▶ [Requirements]: Say how many lines hold the string "this"; please write nothing but the number.
** Start of Listing **
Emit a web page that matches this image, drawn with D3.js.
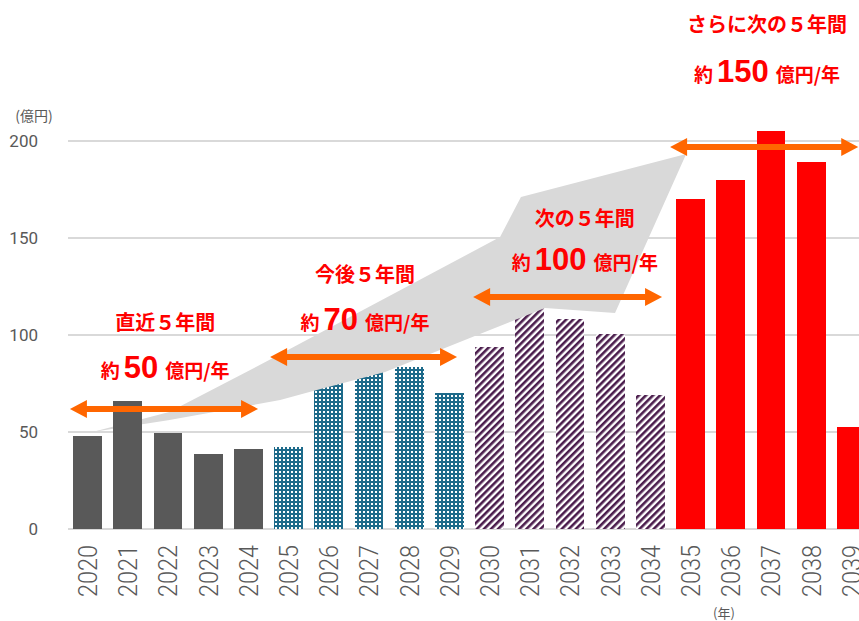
** End of Listing **
** Start of Listing **
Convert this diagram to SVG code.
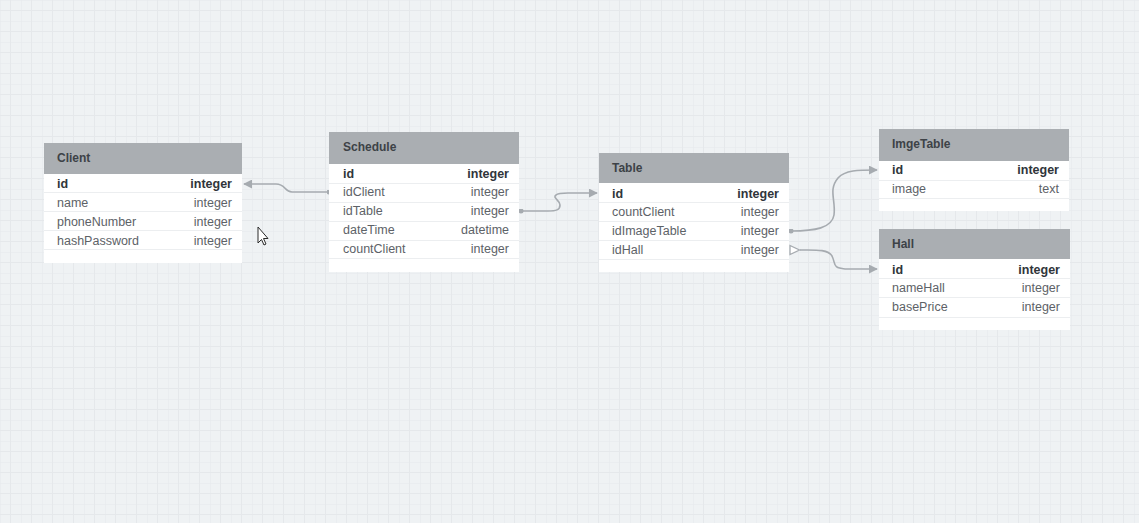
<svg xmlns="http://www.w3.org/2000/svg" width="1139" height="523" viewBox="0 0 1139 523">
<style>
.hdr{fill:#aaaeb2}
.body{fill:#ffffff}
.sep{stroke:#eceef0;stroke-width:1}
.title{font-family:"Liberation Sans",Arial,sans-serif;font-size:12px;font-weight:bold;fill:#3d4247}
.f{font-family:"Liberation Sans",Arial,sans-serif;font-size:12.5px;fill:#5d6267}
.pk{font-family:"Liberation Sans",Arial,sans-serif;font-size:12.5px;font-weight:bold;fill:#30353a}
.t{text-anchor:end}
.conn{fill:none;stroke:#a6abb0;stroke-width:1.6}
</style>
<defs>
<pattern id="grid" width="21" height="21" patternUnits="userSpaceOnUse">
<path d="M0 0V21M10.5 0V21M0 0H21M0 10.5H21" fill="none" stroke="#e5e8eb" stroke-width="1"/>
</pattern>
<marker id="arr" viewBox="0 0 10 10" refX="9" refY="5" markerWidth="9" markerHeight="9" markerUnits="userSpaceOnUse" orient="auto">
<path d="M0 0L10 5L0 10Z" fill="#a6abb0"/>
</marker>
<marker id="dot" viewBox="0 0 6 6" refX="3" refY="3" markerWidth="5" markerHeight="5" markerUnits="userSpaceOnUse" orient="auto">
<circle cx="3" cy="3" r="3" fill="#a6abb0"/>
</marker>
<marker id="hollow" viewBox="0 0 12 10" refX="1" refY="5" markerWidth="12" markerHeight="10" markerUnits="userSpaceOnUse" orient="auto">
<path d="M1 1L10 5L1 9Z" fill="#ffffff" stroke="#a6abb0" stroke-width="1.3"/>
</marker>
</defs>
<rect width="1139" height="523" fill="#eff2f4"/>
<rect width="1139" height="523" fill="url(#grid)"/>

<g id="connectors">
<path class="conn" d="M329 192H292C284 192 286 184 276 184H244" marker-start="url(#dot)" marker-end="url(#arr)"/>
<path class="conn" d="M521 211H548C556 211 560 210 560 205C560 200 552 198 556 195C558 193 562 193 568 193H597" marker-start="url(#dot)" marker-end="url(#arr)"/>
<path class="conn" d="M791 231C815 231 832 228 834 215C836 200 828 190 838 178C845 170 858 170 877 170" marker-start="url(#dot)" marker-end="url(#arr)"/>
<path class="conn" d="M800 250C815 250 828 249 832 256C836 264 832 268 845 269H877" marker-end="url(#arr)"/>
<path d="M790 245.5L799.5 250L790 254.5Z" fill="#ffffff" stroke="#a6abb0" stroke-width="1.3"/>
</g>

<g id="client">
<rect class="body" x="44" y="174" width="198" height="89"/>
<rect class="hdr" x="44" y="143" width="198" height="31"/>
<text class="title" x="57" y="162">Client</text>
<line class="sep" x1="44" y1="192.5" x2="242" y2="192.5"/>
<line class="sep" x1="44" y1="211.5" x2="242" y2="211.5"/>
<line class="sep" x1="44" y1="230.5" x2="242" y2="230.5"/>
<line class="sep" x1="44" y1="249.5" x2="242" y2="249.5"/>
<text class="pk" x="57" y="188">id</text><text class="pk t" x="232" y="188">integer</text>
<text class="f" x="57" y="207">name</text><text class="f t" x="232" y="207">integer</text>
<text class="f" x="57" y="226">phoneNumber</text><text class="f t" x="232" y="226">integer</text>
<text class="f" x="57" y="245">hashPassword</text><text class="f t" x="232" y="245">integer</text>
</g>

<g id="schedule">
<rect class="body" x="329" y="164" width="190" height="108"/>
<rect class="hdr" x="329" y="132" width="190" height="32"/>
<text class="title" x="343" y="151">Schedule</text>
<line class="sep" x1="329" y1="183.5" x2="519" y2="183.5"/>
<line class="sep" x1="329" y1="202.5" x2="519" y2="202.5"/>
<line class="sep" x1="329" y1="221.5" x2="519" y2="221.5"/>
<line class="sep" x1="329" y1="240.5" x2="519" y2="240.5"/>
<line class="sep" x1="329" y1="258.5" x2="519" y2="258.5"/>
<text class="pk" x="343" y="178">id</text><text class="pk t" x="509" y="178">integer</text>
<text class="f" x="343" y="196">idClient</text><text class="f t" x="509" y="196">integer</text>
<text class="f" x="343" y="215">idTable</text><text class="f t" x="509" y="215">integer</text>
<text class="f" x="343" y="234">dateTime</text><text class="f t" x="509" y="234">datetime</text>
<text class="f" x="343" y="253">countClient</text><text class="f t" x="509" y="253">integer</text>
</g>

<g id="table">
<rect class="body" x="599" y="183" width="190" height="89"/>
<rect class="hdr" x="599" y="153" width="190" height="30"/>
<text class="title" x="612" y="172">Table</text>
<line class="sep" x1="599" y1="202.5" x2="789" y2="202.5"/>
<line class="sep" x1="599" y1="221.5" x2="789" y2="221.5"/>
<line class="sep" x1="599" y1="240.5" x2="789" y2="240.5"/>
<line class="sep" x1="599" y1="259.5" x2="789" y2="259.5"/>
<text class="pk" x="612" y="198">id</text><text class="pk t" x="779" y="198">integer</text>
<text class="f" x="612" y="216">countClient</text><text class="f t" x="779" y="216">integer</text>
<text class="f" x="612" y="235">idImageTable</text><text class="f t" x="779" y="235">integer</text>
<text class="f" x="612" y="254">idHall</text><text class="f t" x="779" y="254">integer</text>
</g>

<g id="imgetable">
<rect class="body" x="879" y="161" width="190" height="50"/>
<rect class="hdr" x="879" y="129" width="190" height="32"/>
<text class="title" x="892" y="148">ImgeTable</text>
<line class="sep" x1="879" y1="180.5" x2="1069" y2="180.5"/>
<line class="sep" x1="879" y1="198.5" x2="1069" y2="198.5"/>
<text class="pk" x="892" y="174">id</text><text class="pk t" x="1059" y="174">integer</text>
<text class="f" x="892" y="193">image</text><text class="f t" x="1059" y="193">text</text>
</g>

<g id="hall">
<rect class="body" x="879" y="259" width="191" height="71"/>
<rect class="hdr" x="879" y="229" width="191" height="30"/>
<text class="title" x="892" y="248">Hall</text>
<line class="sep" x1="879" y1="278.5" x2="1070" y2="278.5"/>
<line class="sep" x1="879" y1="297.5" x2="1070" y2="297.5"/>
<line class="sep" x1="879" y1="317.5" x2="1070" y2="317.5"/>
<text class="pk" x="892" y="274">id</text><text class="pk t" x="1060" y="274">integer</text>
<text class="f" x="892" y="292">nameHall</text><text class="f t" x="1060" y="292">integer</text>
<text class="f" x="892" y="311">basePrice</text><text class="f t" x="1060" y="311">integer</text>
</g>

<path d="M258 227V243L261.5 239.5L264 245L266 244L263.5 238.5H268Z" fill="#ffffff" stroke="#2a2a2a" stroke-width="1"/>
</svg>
** End of Listing **
▶ [Worked answer]: 2